Note that this is from memory so I don't remember the code exactly, but the general idea is the same. One function is using the pointer while the other uses a reference (it may have a pointer to an array like in the above code, but I don't remember exactly). I said I am not sure, and will have to profile the code to find out, but if I had to guess Foo2 'may' be faster. They were not impressed...

This nagged me a couple of times here and there when I ran across code similar to this (or wrote it) and would wonder what I should do in such a case.

I know that...

  1. This is a micro optimization
  2. The compiler will most likely optimize it

EDIT: I have changed the code slightly so that now it is checking for a NULL pointer.

3 Answers

I think this is a pretty interesting question, and I saw a lot of speculation about what a compiler might do, but I wanted to take a closer look and find out for sure. So I took e.James' program and ran it through GCC to get the assembly. I should say that I don't really know assembly, so somebody correct me if I'm wrong, but I think we can reasonably infer what's going on. :)

Compiling with -O0 (no optimization)

For Foo1, we see that the array offset is calculated before each function call:

movl    8(%ebp), %eax
movl    (%eax), %edx
movl    -4(%ebp), %eax
leal    (%edx,%eax), %eax
movl    %eax, (%esp)
call    __ZN10SomeObject10Operation1Ev

That's for all six method calls, just using different method names. Foo2 has a little bit of setup code to get the reference

movl    8(%ebp), %eax
movl    (%eax), %edx
movl    -4(%ebp), %eax
leal    (%edx,%eax), %eax
movl    %eax, -8(%ebp)

And then six of these, which looks like just a stack pointer push and a function call:

movl    -8(%ebp), %eax
movl    %eax, (%esp)
call    __ZN10SomeObject10Operation1Ev

Pretty much what we would expect with no optimization. The output was

Foo1: 18472
Foo2: 17684

Compiling with -O1 (minimal optimization)

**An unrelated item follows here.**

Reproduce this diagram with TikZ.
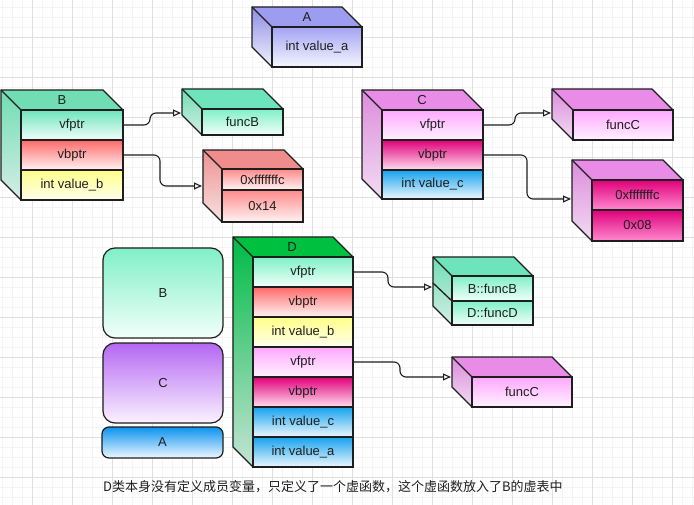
\documentclass[tikz,border=0pt]{standalone}
\usepackage{fontspec}
\setmainfont{Liberation Sans}
\newfontfamily\cjk{Noto Sans CJK SC}
\usetikzlibrary{arrows.meta}

\definecolor{ink}{HTML}{1E1E1E}
\definecolor{gridmin}{HTML}{F4F4F4}
\definecolor{gridmaj}{HTML}{E0E0E0}
% A
\definecolor{Atop}{HTML}{9C9CF0}
\definecolor{Aside}{HTML}{8E8EE6}
\definecolor{Aface}{HTML}{A4A4F4}
% teal
\definecolor{teal1}{HTML}{6EE4BC}
\definecolor{teal2}{HTML}{80F0C8}
\definecolor{tealw}{HTML}{F2FFFA}
\definecolor{tealside}{HTML}{70DDB4}
\definecolor{tealsideb}{HTML}{D4EEE6}
% red
\definecolor{red1}{HTML}{FF6A6A}
\definecolor{redw}{HTML}{FFF4F4}
\definecolor{redtop}{HTML}{F08C8C}
\definecolor{redside}{HTML}{EE9090}
\definecolor{redsideb}{HTML}{F6E2E2}
\definecolor{redrow}{HTML}{FF8A8A}
% yellow
\definecolor{yel1}{HTML}{FFFF88}
\definecolor{yelw}{HTML}{FFFFEE}
% violet / pink
\definecolor{viotop}{HTML}{E88CE8}
\definecolor{vioside}{HTML}{DC8CDC}
\definecolor{viosideb}{HTML}{F2DCF2}
\definecolor{pink1}{HTML}{FFA8FF}
\definecolor{pinkw}{HTML}{FFF2FF}
\definecolor{mag1}{HTML}{E0007A}
\definecolor{magw}{HTML}{FFDDEE}
\definecolor{magrowb}{HTML}{FF8AD0}
% blue
\definecolor{blue1}{HTML}{16A2EE}
\definecolor{bluew}{HTML}{EEF8FF}
% green (D)
\definecolor{dtop}{HTML}{00C040}
\definecolor{dside}{HTML}{00BA46}
\definecolor{dsideb}{HTML}{C4E4D4}
% purple (C rounded)
\definecolor{purp1}{HTML}{B468F2}
\definecolor{purpw}{HTML}{FAF2FF}
\definecolor{ablue}{HTML}{0A92F0}

\tikzset{
  edge/.style={draw=ink, line width=1.3pt, line join=round, line cap=round},
  cell/.style={draw=ink, line width=1.2pt, inner sep=0pt, outer sep=0pt,
    font=\fontsize{13}{15}\selectfont, text=ink},
  toplabel/.style={font=\fontsize{13}{15}\selectfont, text=ink, inner sep=0pt},
  conn/.style={draw=ink, line width=1.1pt, rounded corners=6pt,
    -{Triangle[open, length=8pt, width=7pt]}},
  blob/.style={draw=ink, line width=1.2pt, font=\fontsize{13}{15}\selectfont, text=ink},
  minorgrid/.style={draw=gridmin, line width=0.6pt},
  majorgrid/.style={draw=gridmaj, line width=0.8pt},
}

% #1 x0, #2 y0, #3 x1, #4 y1, #5 d, #6 top fill, #7 side top, #8 side bottom
\newcommand{\cubefaces}[8]{%
  \fill[#6] (#1,#2) -- ({#3-#5},#2) -- (#3,{#2+#5}) -- ({#1+#5},{#2+#5}) -- cycle;
  \shade[top color=#7,bottom color=#8] (#1,#2) -- ({#1+#5},{#2+#5}) -- ({#1+#5},#4) -- (#1,{#4-#5}) -- cycle;
}
\newcommand{\cubeedges}[5]{%
  \draw[edge] (#1,#2) -- ({#3-#5},#2) -- (#3,{#2+#5}) -- (#3,#4) -- ({#1+#5},#4) -- (#1,{#4-#5}) -- cycle;
  \draw[edge] (#1,#2) -- ({#1+#5},{#2+#5}) -- (#3,{#2+#5});
  \draw[edge] ({#1+#5},{#2+#5}) -- ({#1+#5},#4);
}
% #1 name, #2 x1, #3 y1, #4 x2, #5 y2, #6 top colour, #7 bottom colour, #8 text
\newcommand{\cellbox}[8]{%
  \node[cell, top color=#6, bottom color=#7, minimum width={(#4-#2)*1pt},
    minimum height={(#5-#3)*1pt}] (#1) at ({(#2+#4)/2},{(#3+#5)/2}) {#8};
}

\begin{document}
\begin{tikzpicture}[x=1pt,y=-1pt]
\useasboundingbox (0,0) rectangle (694,505);
\fill[white] (0,0) rectangle (694,505);

% grid
\foreach \i in {0,...,69} \draw[minorgrid] ({2+10*\i},0) -- ({2+10*\i},505);
\foreach \j in {0,...,49} \draw[minorgrid] (0,{7+10*\j}) -- (694,{7+10*\j});
\foreach \i in {0,...,16} \draw[majorgrid] ({32+40*\i},0) -- ({32+40*\i},505);
\foreach \j in {0,...,11} \draw[majorgrid] (0,{37+40*\j}) -- (694,{37+40*\j});

% ---------- A ----------
\cubefaces{252}{7}{362}{67}{20}{Atop}{Aside}{Aface!15}
\cellbox{Aval}{272}{27}{362}{67}{Aface}{Aface!10}{int value\_a}
\cubeedges{252}{7}{362}{67}{20}
\node[toplabel] (Alab) at (307,17) {A};

% ---------- B ----------
\cubefaces{1}{90}{123}{200}{20}{tealside}{tealside}{tealsideb}
\cellbox{Bvf}{21}{110}{123}{140}{teal1}{tealw}{vfptr}
\cellbox{Bvb}{21}{140}{123}{170}{red1}{redw}{vbptr}
\cellbox{Bvalb}{21}{170}{123}{200}{yel1}{yelw}{int value\_b}
\cubeedges{1}{90}{123}{200}{20}
\node[toplabel] (Blab) at (62,100) {B};

% funcB
\cubefaces{182}{89}{283}{135}{20}{teal1}{tealside}{tealsideb}
\cellbox{funcB}{202}{109}{283}{135}{teal2}{tealw}{funcB}
\cubeedges{182}{89}{283}{135}{20}

% B vbtable
\cubefaces{203}{150}{303}{222}{19}{redtop}{redside}{redsideb}
\cellbox{Btab1}{222}{169}{303}{190}{redrow}{redw}{0xfffffffc}
\cellbox{Btab2}{222}{190}{303}{222}{redrow}{redw}{0x14}
\cubeedges{203}{150}{303}{222}{19}

% ---------- C ----------
\cubefaces{362}{90}{483}{199}{20}{viotop}{vioside}{viosideb}
\cellbox{Cvf}{382}{110}{483}{140}{pink1}{pinkw}{vfptr}
\cellbox{Cvb}{382}{140}{483}{170}{mag1}{magw}{vbptr}
\cellbox{Cvalc}{382}{170}{483}{199}{blue1}{bluew}{int value\_c}
\cubeedges{362}{90}{483}{199}{20}
\node[toplabel] (Clab) at (422,100) {C};

% funcC (top)
\cubefaces{552}{89}{673}{140}{21}{viotop}{vioside}{viosideb}
\cellbox{funcCa}{573}{110}{673}{140}{pink1}{pinkw}{funcC}
\cubeedges{552}{89}{673}{140}{21}

% C vbtable
\cubefaces{572}{160}{683}{241}{20}{viotop}{vioside}{viosideb}
\cellbox{Ctab1}{592}{180}{683}{210}{mag1}{magrowb}{0xfffffffc}
\cellbox{Ctab2}{592}{210}{683}{241}{mag1}{magrowb}{0x08}
\cubeedges{572}{160}{683}{241}{20}

% ---------- left rounded blocks ----------
\node[blob, rounded corners=12pt, top color=teal2, bottom color=tealw,
  minimum width=120pt, minimum height=90pt] (BB) at (163,293) {B};
\node[blob, rounded corners=12pt, top color=purp1, bottom color=purpw,
  minimum width=120pt, minimum height=80pt] (CC) at (163,383) {C};
\node[blob, rounded corners=7pt, top color=ablue, bottom color=bluew,
  minimum width=121pt, minimum height=31pt] (AA) at (162.5,442.5) {A};

% ---------- D ----------
\cubefaces{233}{237}{353}{467}{20}{dtop}{dside}{dsideb}
\cellbox{Dvf1}{253}{257}{353}{287}{teal2}{tealw}{vfptr}
\cellbox{Dvb1}{253}{287}{353}{317}{red1}{redw}{vbptr}
\cellbox{Dvalb}{253}{317}{353}{347}{yel1}{yelw}{int value\_b}
\cellbox{Dvf2}{253}{347}{353}{377}{pink1}{pinkw}{vfptr}
\cellbox{Dvb2}{253}{377}{353}{407}{mag1}{magw}{vbptr}
\cellbox{Dvalc}{253}{407}{353}{437}{blue1}{bluew}{int value\_c}
\cellbox{Dvala}{253}{437}{353}{467}{blue1}{bluew}{int value\_a}
\cubeedges{233}{237}{353}{467}{20}
\node[toplabel] (Dlab) at (292,247) {D};

% D vtable
\cubefaces{433}{257}{533}{325}{19}{teal1}{tealside}{tealsideb}
\cellbox{Dtab1}{452}{276}{533}{301}{teal2}{tealw}{B::funcB}
\cellbox{Dtab2}{452}{301}{533}{325}{teal2}{tealw}{D::funcD}
\cubeedges{433}{257}{533}{325}{19}
\draw[edge] (433,283) -- (452,301);

% funcC (lower)
\cubefaces{452}{357}{572}{407}{20}{viotop}{vioside}{viosideb}
\cellbox{funcCb}{472}{377}{572}{407}{pink1}{pinkw}{funcC}
\cubeedges{452}{357}{572}{407}{20}

% ---------- connectors ----------
\coordinate (funcBin) at (181,113);
\coordinate (BtabIn) at (202,186);
\coordinate (funcCain) at (551,113);
\coordinate (CtabIn) at (571,199);
\coordinate (DtabIn) at (432,287);
\coordinate (funcCbin) at (451,377);

\draw[conn] (Bvf.east) -- ++(27,0) |- (funcBin);
\draw[conn] (Bvb.east) -- ++(37,0) |- (BtabIn);
\draw[conn] (Cvf.east) -- ++(32,0) |- (funcCain);
\draw[conn] (Cvb.east) -- ++(44,0) |- (CtabIn);
\draw[conn] (Dvf1.east) -- ++(35,0) |- (DtabIn);
\draw[conn] (Dvf2.east) -- ++(47,0) |- (funcCbin);

% caption
\node[inner sep=0pt, font=\cjk\fontsize{13}{15}\selectfont, text=ink, anchor=west] (cap) at (103,487)
  {D类本身没有定义成员变量，只定义了一个虚函数，这个虚函数放入了B的虚表中};
\end{tikzpicture}
\end{document}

Foo1 is a little more efficient, but still adding up the array offset each time:

movl    %esi, %eax
addl    (%ebx), %eax
movl    %eax, (%esp)
call    __ZN10SomeObject10Operation1Ev

Foo2 looks saves the value of ebx (addl (%edi), %ebx), and then makes these calls:

movl    %ebx, (%esp)
call    __ZN10SomeObject10Operation1Ev

The timings here were

Foo1: 4979
Foo2: 4977

Compiling with -O2 (moderate optimization)

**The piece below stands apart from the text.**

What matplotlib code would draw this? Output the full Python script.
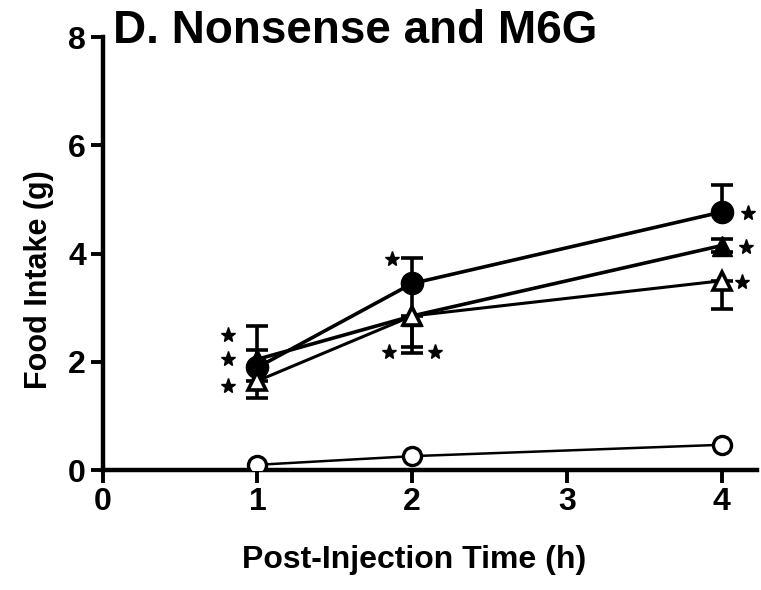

When compiling with -O2, GCC just got rid of the whole thing and each call to Foo1 or Foo2 just resulted in adding 594 to dummy (99 increments * 6 calls = 594 increments):

imull   $594, %eax, %eax
addl    %eax, _dummy

There were no calls the the object's methods, although those methods remained in the code. As we might expect, the times here were

Foo1: 1
Foo2: 0

I think this tells us that Foo2 is a little faster without optimizations, but really it's a moot point because once it starts optimizing, the compiler is just moving around a couple of longs between the stack and the registers.

Strictly speaking and with no optimizations at all I'd say Foo2 is faster cause Foo1 has to calculate the indirection ptr each time, but thats not gonna happen anywhere.

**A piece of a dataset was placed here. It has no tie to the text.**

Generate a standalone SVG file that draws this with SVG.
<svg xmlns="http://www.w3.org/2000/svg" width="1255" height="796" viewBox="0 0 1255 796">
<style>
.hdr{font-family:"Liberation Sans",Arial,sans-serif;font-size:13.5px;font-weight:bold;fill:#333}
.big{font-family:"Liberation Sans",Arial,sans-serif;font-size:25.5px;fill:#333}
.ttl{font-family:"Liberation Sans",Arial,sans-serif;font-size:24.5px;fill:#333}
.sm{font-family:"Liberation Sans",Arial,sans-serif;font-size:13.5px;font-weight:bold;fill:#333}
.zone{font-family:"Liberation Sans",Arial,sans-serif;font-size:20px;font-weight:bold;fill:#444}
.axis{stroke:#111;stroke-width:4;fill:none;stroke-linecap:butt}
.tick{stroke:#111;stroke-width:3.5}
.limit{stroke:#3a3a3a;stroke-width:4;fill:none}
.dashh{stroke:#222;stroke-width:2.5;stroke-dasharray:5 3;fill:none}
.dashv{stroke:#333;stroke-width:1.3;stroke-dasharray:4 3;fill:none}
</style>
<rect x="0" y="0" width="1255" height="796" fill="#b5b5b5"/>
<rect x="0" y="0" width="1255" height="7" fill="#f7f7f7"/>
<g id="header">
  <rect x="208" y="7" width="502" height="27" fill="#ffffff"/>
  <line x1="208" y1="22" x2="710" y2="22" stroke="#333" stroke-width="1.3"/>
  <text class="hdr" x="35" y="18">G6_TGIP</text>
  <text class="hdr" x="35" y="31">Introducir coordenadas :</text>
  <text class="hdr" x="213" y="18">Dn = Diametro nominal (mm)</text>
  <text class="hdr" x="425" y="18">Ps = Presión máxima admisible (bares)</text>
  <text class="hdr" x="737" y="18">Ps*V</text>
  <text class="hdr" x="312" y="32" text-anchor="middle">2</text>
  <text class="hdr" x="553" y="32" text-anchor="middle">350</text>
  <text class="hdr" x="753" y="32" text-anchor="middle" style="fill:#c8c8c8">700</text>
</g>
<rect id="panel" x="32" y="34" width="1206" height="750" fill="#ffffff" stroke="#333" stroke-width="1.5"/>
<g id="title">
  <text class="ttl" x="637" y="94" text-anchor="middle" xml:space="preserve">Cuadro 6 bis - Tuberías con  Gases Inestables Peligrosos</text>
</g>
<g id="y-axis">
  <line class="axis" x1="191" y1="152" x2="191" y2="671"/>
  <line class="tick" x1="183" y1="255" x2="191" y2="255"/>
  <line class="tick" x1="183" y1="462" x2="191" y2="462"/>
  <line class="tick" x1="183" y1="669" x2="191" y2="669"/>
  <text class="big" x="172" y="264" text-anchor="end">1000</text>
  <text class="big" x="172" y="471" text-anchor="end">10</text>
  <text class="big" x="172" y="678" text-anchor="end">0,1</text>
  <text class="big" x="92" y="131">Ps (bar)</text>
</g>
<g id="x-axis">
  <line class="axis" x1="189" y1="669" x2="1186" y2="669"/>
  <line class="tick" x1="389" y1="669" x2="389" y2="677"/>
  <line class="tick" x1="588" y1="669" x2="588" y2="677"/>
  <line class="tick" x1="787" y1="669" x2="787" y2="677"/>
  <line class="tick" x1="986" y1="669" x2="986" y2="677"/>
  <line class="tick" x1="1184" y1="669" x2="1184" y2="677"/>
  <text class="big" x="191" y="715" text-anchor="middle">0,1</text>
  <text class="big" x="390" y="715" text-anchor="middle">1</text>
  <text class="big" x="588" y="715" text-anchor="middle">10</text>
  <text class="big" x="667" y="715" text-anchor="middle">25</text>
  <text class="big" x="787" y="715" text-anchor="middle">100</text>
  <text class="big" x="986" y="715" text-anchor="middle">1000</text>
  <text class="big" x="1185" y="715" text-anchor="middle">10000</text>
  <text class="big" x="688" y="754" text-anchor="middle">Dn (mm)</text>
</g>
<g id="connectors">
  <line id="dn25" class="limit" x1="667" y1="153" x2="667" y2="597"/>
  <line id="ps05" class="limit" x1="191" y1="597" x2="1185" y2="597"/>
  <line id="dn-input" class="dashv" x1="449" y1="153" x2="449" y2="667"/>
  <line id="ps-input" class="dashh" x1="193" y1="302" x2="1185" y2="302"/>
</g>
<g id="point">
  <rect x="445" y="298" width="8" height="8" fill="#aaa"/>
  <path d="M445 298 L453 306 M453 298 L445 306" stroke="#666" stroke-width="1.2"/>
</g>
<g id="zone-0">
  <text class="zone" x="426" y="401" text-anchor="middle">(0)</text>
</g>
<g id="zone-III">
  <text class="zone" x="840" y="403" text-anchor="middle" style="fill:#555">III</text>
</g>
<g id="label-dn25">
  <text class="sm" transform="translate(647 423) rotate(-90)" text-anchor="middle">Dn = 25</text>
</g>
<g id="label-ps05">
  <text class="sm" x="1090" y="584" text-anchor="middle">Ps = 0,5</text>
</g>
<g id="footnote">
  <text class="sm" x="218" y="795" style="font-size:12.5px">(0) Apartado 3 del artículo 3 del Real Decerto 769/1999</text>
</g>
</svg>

I'd say the compiler will optimize it and leave it the same.
Looks like there is plenty of room for the compiler, i and array don't change for the whole block on each iteration, so it could optimize it putting the pointer into a register, exactly the same it would do for the reference.

Likely the compiler will optimize them to be the same, given the common sub-expressions on each line. No guarantees though.

There aren't any rational conclusions you can reach by arm-chair reasoning like this, with today's compilers and processors. The only way to know is to try it and time it. If someone didn't make that clear in their interview answer, it would be an automatic fail from me.